Academic Validation and Publication

The university stakeholders — including the head of computing, the OT security professor, and two PhD researchers — were impressed by both the V-Score comparison and the threat landscape extension built at the CTO's request, which visualised APT groups targeting water sector facilities using MITRE ATT&CK data and a Microsoft researcher-maintained APT dataset.

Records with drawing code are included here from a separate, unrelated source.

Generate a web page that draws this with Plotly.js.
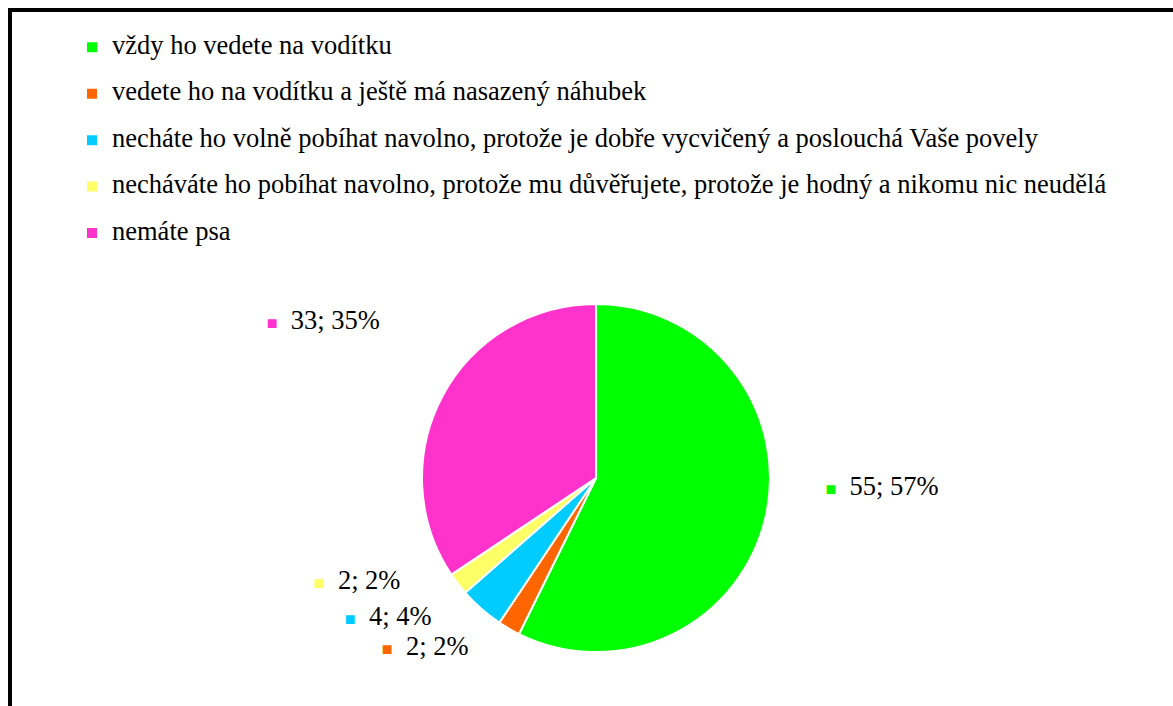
<!DOCTYPE html>
<html>
<head>
<meta charset="utf-8">
<script src="https://cdn.plot.ly/plotly-3.0.1.min.js"></script>
<style>
  html, body { margin: 0; padding: 0; background: #fff; }
  #wrap { position: relative; width: 1173px; height: 706px; overflow: hidden; }
  #chart { width: 1173px; height: 706px; }
  #frame { position: absolute; left: 8px; top: 8px; width: 1200px; height: 760px;
           border-top: 4px solid #000; border-left: 4px solid #000; pointer-events: none; }
</style>
</head>
<body>
<div id="wrap">
  <div id="chart"></div>
  <div id="frame"></div>
</div>
<script>
// Data
const categories = [
  "vždy ho vedete na vodítku",
  "vedete ho na vodítku a ještě má nasazený náhubek",
  "necháte ho volně pobíhat navolno, protože je dobře vycvičený a poslouchá Vaše povely",
  "necháváte ho pobíhat navolno, protože mu důvěřujete, protože je hodný a nikomu nic neudělá",
  "nemáte psa"
];
const counts = [55, 2, 4, 2, 33];
const percentLabels = [57, 2, 4, 2, 35];
const colors = ["#00FF00", "#FF6600", "#00CCFF", "#FFFF66", "#FF33CC"];

const SERIF = 'Liberation Serif';
const W = 1173, H = 706;
const cx = 596, cy = 478, r = 174;
function dom(x0, y0, rad) {
  return {
    x: [(x0 - rad) / W, (x0 + rad) / W],
    y: [1 - (y0 + rad) / H, 1 - (y0 - rad) / H]
  };
}

const legendLabels = categories.map(c => '<span style="font-size:26.5px">' + c + '</span><br> ');
const labelTexts = counts.map((v, i) =>
  '<span style="color:' + colors[i] + ';font-size:18px">■</span>' +
  '<span style="color:#000000">  ' + v + '; ' + percentLabels[i] + '%</span>');

const mainPie = {
  type: 'pie',
  labels: legendLabels,
  values: counts,
  sort: false,
  direction: 'clockwise',
  rotation: 0,
  marker: { colors: colors, line: { color: '#ffffff', width: 2 } },
  textinfo: 'none',
  hoverinfo: 'label+value+percent',
  domain: dom(cx, cy, r),
  showlegend: true
};

const labelPie = {
  type: 'pie',
  labels: categories,
  values: counts,
  sort: false,
  direction: 'clockwise',
  rotation: 0,
  marker: { colors: colors.map(() => 'rgba(0,0,0,0)'), line: { width: 0 } },
  text: labelTexts,
  textinfo: 'text',
  textposition: 'outside',
  outsidetextfont: { family: SERIF, size: 26.5, color: '#ffffff' },
  hoverinfo: 'skip',
  domain: dom(cx - 4, cy - 45, 232),
  showlegend: false
};

const layout = {
  width: W, height: H,
  margin: { l: 0, r: 0, t: 0, b: 0 },
  paper_bgcolor: '#ffffff',
  font: { family: SERIF },
  showlegend: true,
  legend: {
    x: 72 / W, xanchor: 'left',
    y: 1 - 30 / H, yanchor: 'top',
    valign: 'top',
    font: { family: SERIF, size: 16.7, color: '#000' },
    bgcolor: 'rgba(0,0,0,0)'
  }
};

Plotly.newPlot('chart', [mainPie, labelPie], layout, { displayModeBar: false, staticPlot: true });
</script>
</body>
</html>
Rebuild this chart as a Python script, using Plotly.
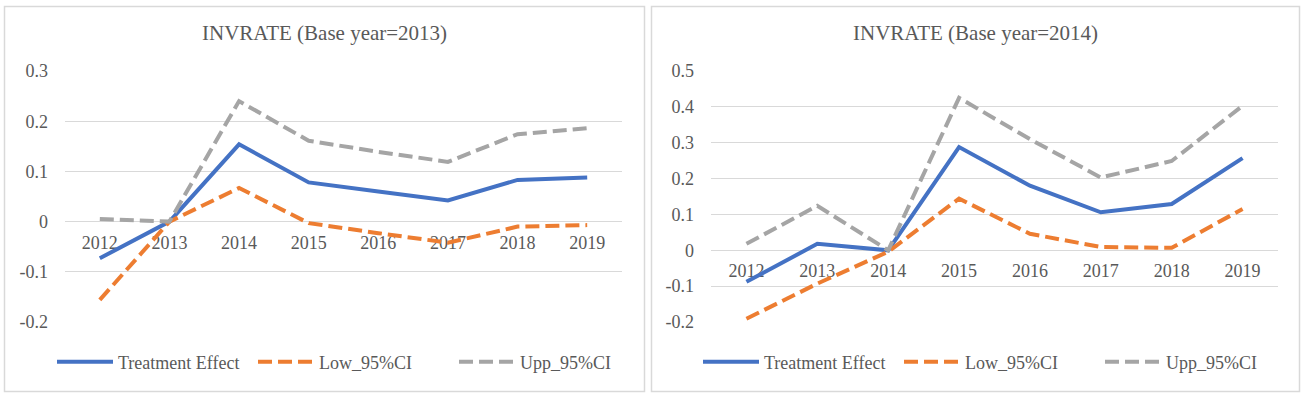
import plotly.graph_objects as go

years = ["2012", "2013", "2014", "2015", "2016", "2017", "2018", "2019"]

# Panel 1: Base year = 2013
te_2013 = [-0.073, 0.0, 0.154, 0.078, 0.060, 0.042, 0.083, 0.088]
low_2013 = [-0.156, 0.0, 0.067, -0.003, -0.023, -0.042, -0.010, -0.007]
upp_2013 = [0.005, 0.0, 0.240, 0.161, 0.139, 0.119, 0.174, 0.186]

# Panel 2: Base year = 2014
te_2014 = [-0.088, 0.018, 0.0, 0.288, 0.180, 0.106, 0.129, 0.257]
low_2014 = [-0.191, -0.093, -0.004, 0.144, 0.046, 0.009, 0.007, 0.115]
upp_2014 = [0.018, 0.124, 0.0, 0.425, 0.310, 0.203, 0.249, 0.403]

titles = ["INVRATE (Base year=2013)", "INVRATE (Base year=2014)"]
series_names = ["Treatment Effect", "Low_95%CI", "Upp_95%CI"]

y1_ticks = [-0.2, -0.1, 0.0, 0.1, 0.2, 0.3]
y1_text = ["-0.2", "-0.1", "0", "0.1", "0.2", "0.3"]
y2_ticks = [-0.2, -0.1, 0.0, 0.1, 0.2, 0.3, 0.4, 0.5]
y2_text = ["-0.2", "-0.1", "0", "0.1", "0.2", "0.3", "0.4", "0.5"]

W, H = 1303, 397
FONT = "Liberation Serif"
TXT = "#595959"
GRID = "#D9D9D9"
colors = ["#4472C4", "#ED7D31", "#A5A5A5"]
dashes = ["solid", "14px,6px", "14px,6px"]
LW = 4

fig = go.Figure()

panels = [
    (te_2013, low_2013, upp_2013, "x", "y", "legend"),
    (te_2014, low_2014, upp_2014, "x2", "y2", "legend2"),
]
for te, lo, up, xa, ya, lg in panels:
    for name, vals, c, d in zip(series_names, [te, lo, up], colors, dashes):
        fig.add_trace(go.Scatter(
            x=years, y=vals, name=name, mode="lines",
            line=dict(color=c, width=LW, dash=d),
            xaxis=xa, yaxis=ya, legend=lg, hoverinfo="skip",
        ))

ydom = [1 - 322 / H, 1 - 71 / H]
x1dom = [65 / W, 622 / W]
x2dom = [711 / W, 1278 / W]
r1 = [-0.2, 0.3]
r2 = [-0.2, 0.5]


def zero_pos(r):
    return ydom[0] + (0 - r[0]) / (r[1] - r[0]) * (ydom[1] - ydom[0])


common_x = dict(type="category", range=[-0.5, 7.5], showgrid=False, zeroline=False,
                showline=False, ticks="", anchor="free", layer="below traces",
                tickfont=dict(family=FONT, size=18, color=TXT), ticklabelstandoff=8,
                fixedrange=True)
common_y = dict(showgrid=True, gridcolor=GRID, gridwidth=1.3, zeroline=True,
                zerolinecolor=GRID, zerolinewidth=1.3, showline=False, ticks="",
                tickfont=dict(family=FONT, size=18, color=TXT), ticklabelstandoff=16,
                fixedrange=True)

legend_common = dict(orientation="h", y=1 - 362 / H, xanchor="left", yanchor="middle",
                     font=dict(family=FONT, size=18, color=TXT), itemwidth=56,
                     entrywidth=130, entrywidthmode="pixels",
                     bgcolor="rgba(0,0,0,0)")

fig.update_layout(
    width=W, height=H,
    margin=dict(l=0, r=0, t=0, b=0, autoexpand=False),
    paper_bgcolor="white", plot_bgcolor="white",
    xaxis=dict(domain=x1dom, position=zero_pos(r1), **common_x),
    yaxis=dict(domain=ydom, range=r1, tickvals=y1_ticks, ticktext=y1_text, anchor="x", **common_y),
    xaxis2=dict(domain=x2dom, position=zero_pos(r2), **common_x),
    yaxis2=dict(domain=ydom, range=r2, tickvals=y2_ticks, ticktext=y2_text, anchor="x2", **common_y),
    legend=dict(x=52 / W, **legend_common),
    legend2=dict(x=698 / W, **legend_common),
    shapes=[
        dict(type="rect", xref="paper", yref="paper", x0=4.5 / W, x1=644.5 / W,
             y0=1 - 391.5 / H, y1=1 - 6.5 / H, line=dict(color=GRID, width=1.5), layer="below"),
        dict(type="rect", xref="paper", yref="paper", x0=651.5 / W, x1=1299.5 / W,
             y0=1 - 391.5 / H, y1=1 - 6.5 / H, line=dict(color=GRID, width=1.5), layer="below"),
    ],
    annotations=[
        dict(text=titles[0], x=324 / W, y=1 - 33 / H, xref="paper", yref="paper",
             xanchor="center", yanchor="middle",
             showarrow=False, font=dict(family=FONT, size=21, color=TXT)),
        dict(text=titles[1], x=975 / W, y=1 - 33 / H, xref="paper", yref="paper",
             xanchor="center", yanchor="middle",
             showarrow=False, font=dict(family=FONT, size=21, color=TXT)),
    ],
)

fig.write_html("out.html", config={"displayModeBar": False},
               post_script="document.body.style.margin='0';")
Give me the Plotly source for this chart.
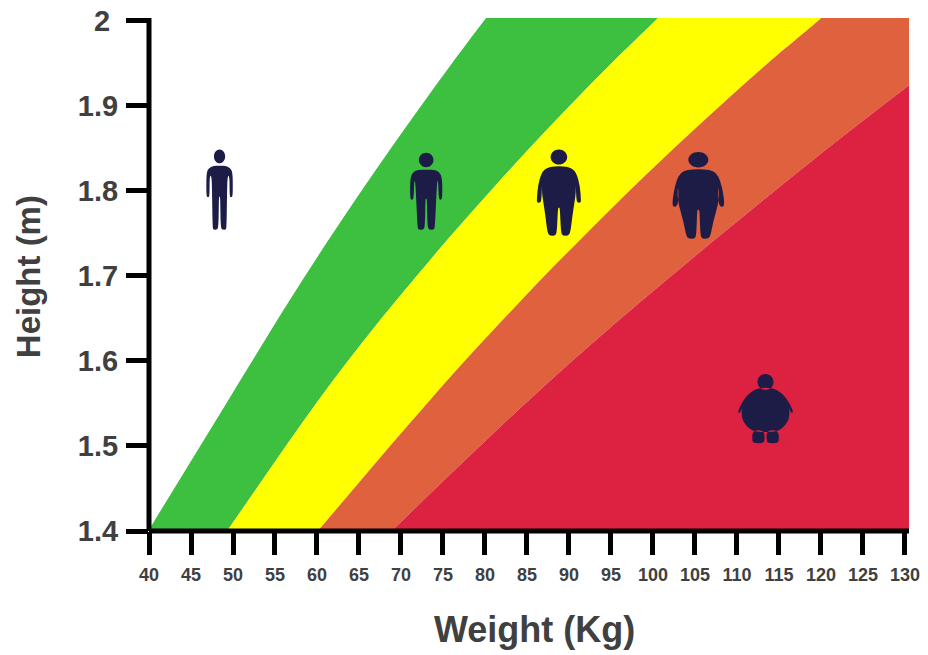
import plotly.graph_objects as go

heights = [1.40, 1.45, 1.50, 1.55, 1.60, 1.65, 1.70, 1.75, 1.80, 1.85, 1.90, 1.95, 2.00, 2.01]
under_limit = [39.9, 43.0, 46.1, 49.2, 52.3, 55.4, 58.6, 61.9, 65.3, 68.8, 72.4, 76.1, 79.9, 80.7]
normal_limit = [49.3, 52.8, 56.3, 59.9, 63.7, 67.7, 71.9, 76.2, 80.7, 85.3, 90.1, 95.1, 100.3, 101.3]
over_limit = [60.1, 64.4, 68.7, 73.1, 77.6, 82.3, 87.1, 92.1, 97.2, 102.5, 108.0, 113.7, 119.7, 120.8]
obese_limit = [68.9, 74.1, 79.4, 84.8, 90.4, 96.2, 102.2, 108.3, 114.5, 120.8, 127.3, 134.0, 141.0, 142.4]
right_limit = [145.0] * 14

figure_w = [48.4, 73.0, 88.8, 105.4, 113.4]
figure_h = [1.80, 1.80, 1.80, 1.80, 1.542]

x_ticks = list(range(40, 131, 5))
y_ticks = [1.4, 1.5, 1.6, 1.7, 1.8, 1.9, 2]
y_labels = ["1.4", "1.5", "1.6", "1.7", "1.8", "1.9", "2\u00a0"]

GREEN, YELLOW, ORANGE, RED = "#3dbf40", "#ffff00", "#e0613e", "#dd2140"
NAVY = "#1c1c46"
TEXT = "#404040"

# icon outlines: pixel offsets from the anchor (y downward), right half
heads = [(0, -34.3, 5.6, 6.8), (0, -30.7, 7.3, 7.2), (0, -33.7, 8.3, 7.6), (0, -31, 10, 7.7), (0, -28.3, 8, 8)]
bodies = [
    [[(0, -25), (6, -25), (11, -22.5), (13, -18), (13.3, -4), (13, 6), (11.5, 6.5), (10, 6), (10, -15), (8, -15),
      (7.5, 0), (7, 37), (6, 39), (3, 39), (1, 37), (0.7, 6), (0, 6)]],
    [[(0, -21), (8, -21), (13, -19), (16, -13), (16.2, 7), (14.5, 9.5), (12.5, 8), (12, -10), (11, -10), (10, 8),
      (8.7, 37), (7.5, 39), (3, 39), (1.2, 36), (0.8, 8), (0, 8)]],
    [[(0, -24.5), (9, -24), (15, -21), (18, -16), (21, -5), (22, 8), (22, 12), (19, 12), (17.5, 10), (16.8, -8),
      (17, 2), (15.5, 12), (13.5, 25), (11.5, 42), (9, 45), (4, 45), (2, 42), (1, 17), (0, 17)]],
    [[(0, -21.5), (11, -21), (18, -18), (22, -10), (25, 3), (26, 13), (25, 16), (22, 16), (20, 12), (20, -5),
      (21, 3), (19.5, 15), (15, 30), (12, 46), (9, 48), (4, 48), (2, 45), (1.2, 19), (0, 19)]],
    [[(0, -22.5), (8, -22), (15, -18), (20, -13), (25, -5), (27.5, 1), (27, 3), (25, 2), (23.5, -3), (24, 2),
      (23, 11), (14, 21), (0, 22)],
     [(1, 20), (13, 20), (13.5, 31), (11, 33), (3, 33), (1, 31), (1, 20)]],
]


def smooth_closed(points):
    mids = [((points[i][0] + points[(i + 1) % len(points)][0]) / 2,
             (points[i][1] + points[(i + 1) % len(points)][1]) / 2) for i in range(len(points))]
    d = f"M {mids[-1][0]:.2f} {-mids[-1][1]:.2f} "
    for i, p in enumerate(points):
        d += f"Q {p[0]:.2f} {-p[1]:.2f} {mids[i][0]:.2f} {-mids[i][1]:.2f} "
    return d + "Z "


def ellipse(cx, cy, rx, ry):
    k = 0.5523
    y = -cy
    return (f"M {cx - rx} {y} C {cx - rx} {y + k * ry} {cx - k * rx} {y + ry} {cx} {y + ry} "
            f"C {cx + k * rx} {y + ry} {cx + rx} {y + k * ry} {cx + rx} {y} "
            f"C {cx + rx} {y - k * ry} {cx + k * rx} {y - ry} {cx} {y - ry} "
            f"C {cx - k * rx} {y - ry} {cx - rx} {y - k * ry} {cx - rx} {y} Z ")


def icon_path(head, parts):
    d = ellipse(*head)
    for part in parts:
        if part[0][0] == 0:
            full = part + [(-x, y) for x, y in reversed(part[1:-1])]
            d += smooth_closed(full)
        else:
            d += smooth_closed(part[:-1])
            d += smooth_closed([(-x, y) for x, y in part[:-1]])
    return d


fig = go.Figure()
spline = dict(width=0, shape="spline", smoothing=1)
fig.add_trace(go.Scatter(x=under_limit, y=heights, mode="lines", line=spline, showlegend=False))
for xs, color in [(normal_limit, GREEN), (over_limit, YELLOW), (obese_limit, ORANGE), (right_limit, RED)]:
    fig.add_trace(go.Scatter(x=xs, y=heights, mode="lines", line=dict(color=color, **spline),
                             fill="tonextx", fillcolor=color, showlegend=False))

shapes = []
for w, h, head, parts in zip(figure_w, figure_h, heads, bodies):
    shapes.append(dict(type="path", path=icon_path(head, parts), xref="x", yref="y", xsizemode="pixel",
                       ysizemode="pixel", xanchor=w, yanchor=h, fillcolor=NAVY, line=dict(width=0)))
# axis spines, centred on the plot edges so that ticks line up with them
shapes.append(dict(type="line", xref="paper", yref="paper", x0=0, x1=0, y0=0, y1=1,
                   line=dict(color="black", width=5), layer="above"))
shapes.append(dict(type="line", xref="paper", yref="paper", x0=0, x1=1, y0=0, y1=0,
                   line=dict(color="black", width=5), layer="above"))

title_font = dict(family="Liberation Sans", color=TEXT, weight="bold")
annotations = [
    dict(text="Weight (Kg)", xref="paper", yref="paper", x=0.5, y=0, xshift=5.2, yshift=-98.5,
         xanchor="center", yanchor="middle", showarrow=False, font=dict(size=36, **title_font)),
    dict(text="Height (m)", xref="paper", yref="paper", x=0, y=0.5, xshift=-120.8, yshift=-2.5,
         xanchor="center", yanchor="middle", textangle=-90, showarrow=False, font=dict(size=33, **title_font)),
]

fig.update_layout(
    width=928, height=655, autosize=False, template=None,
    paper_bgcolor="white", plot_bgcolor="white", showlegend=False,
    margin=dict(l=149.3, r=18.7, t=18, b=124, pad=0),
    font=dict(family="Liberation Sans", color=TEXT),
    shapes=shapes, annotations=annotations,
    xaxis=dict(range=[40, 130.48], tickmode="array", tickvals=x_ticks, ticktext=[str(v) for v in x_ticks],
               showgrid=False, zeroline=False, showline=False,
               ticks="outside", ticklen=23, tickwidth=5, tickcolor="black",
               tickfont=dict(size=18, family="Liberation Sans", color=TEXT, weight="bold"), tickangle=0,
               ticklabelstandoff=4),
    yaxis=dict(range=[1.4, 2.003], tickmode="array", tickvals=y_ticks, ticktext=y_labels,
               showgrid=False, zeroline=False, showline=False,
               ticks="outside", ticklen=22, tickwidth=5, tickcolor="black", ticklabelstandoff=2,
               tickfont=dict(size=29, family="Liberation Sans", color=TEXT, weight="bold")),
)
fig.write_html("out.html", config={"displayModeBar": False},
               post_script="document.body.style.margin='0';document.body.style.overflow='hidden';")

The partnership continued beyond the initial workshop. The work contributed directly to a peer-reviewed publication validating the V-Score methodology:

📄
Publication: Renney, H., Chenchiah, I.V., Nethercott, M., Paligadu, R., & Lang, J. An Open and Adaptable Approach to Vulnerability Risk Scoring. Journal of Cyber Security, Vol. 7, No. 1, 2025. doi.org/10.32604/jcs.2025.064958

The data architect continues to use the project as a case study in procurement conversations. Findings ownership sat with the head of computing at the university. Remediation was out of scope — the project delivered the threat context needed for informed attack surface reduction decisions, not a remediation plan.

Technical Stack

🛠
Data engineering: Azure Blob Storage (raw ingestion), Azure Databricks (medallion architecture, bronze/silver/gold), Python (transformation scripts), SQL (gold layer joins and views).

Reporting: Power BI (vulnerability intelligence dashboard, DAX measures, scoring comparison visualisations, threat landscape page).

Threat intelligence: MITRE ATT&CK (APT data), Microsoft researcher-maintained APT dataset (campaigns, TTPs, sectors, countries of origin).

Standards & frameworks: CVSS, EPSS, V-Score (proprietary scoring methodology), CPE / NVD, MITRE ATT&CK, CAPEC.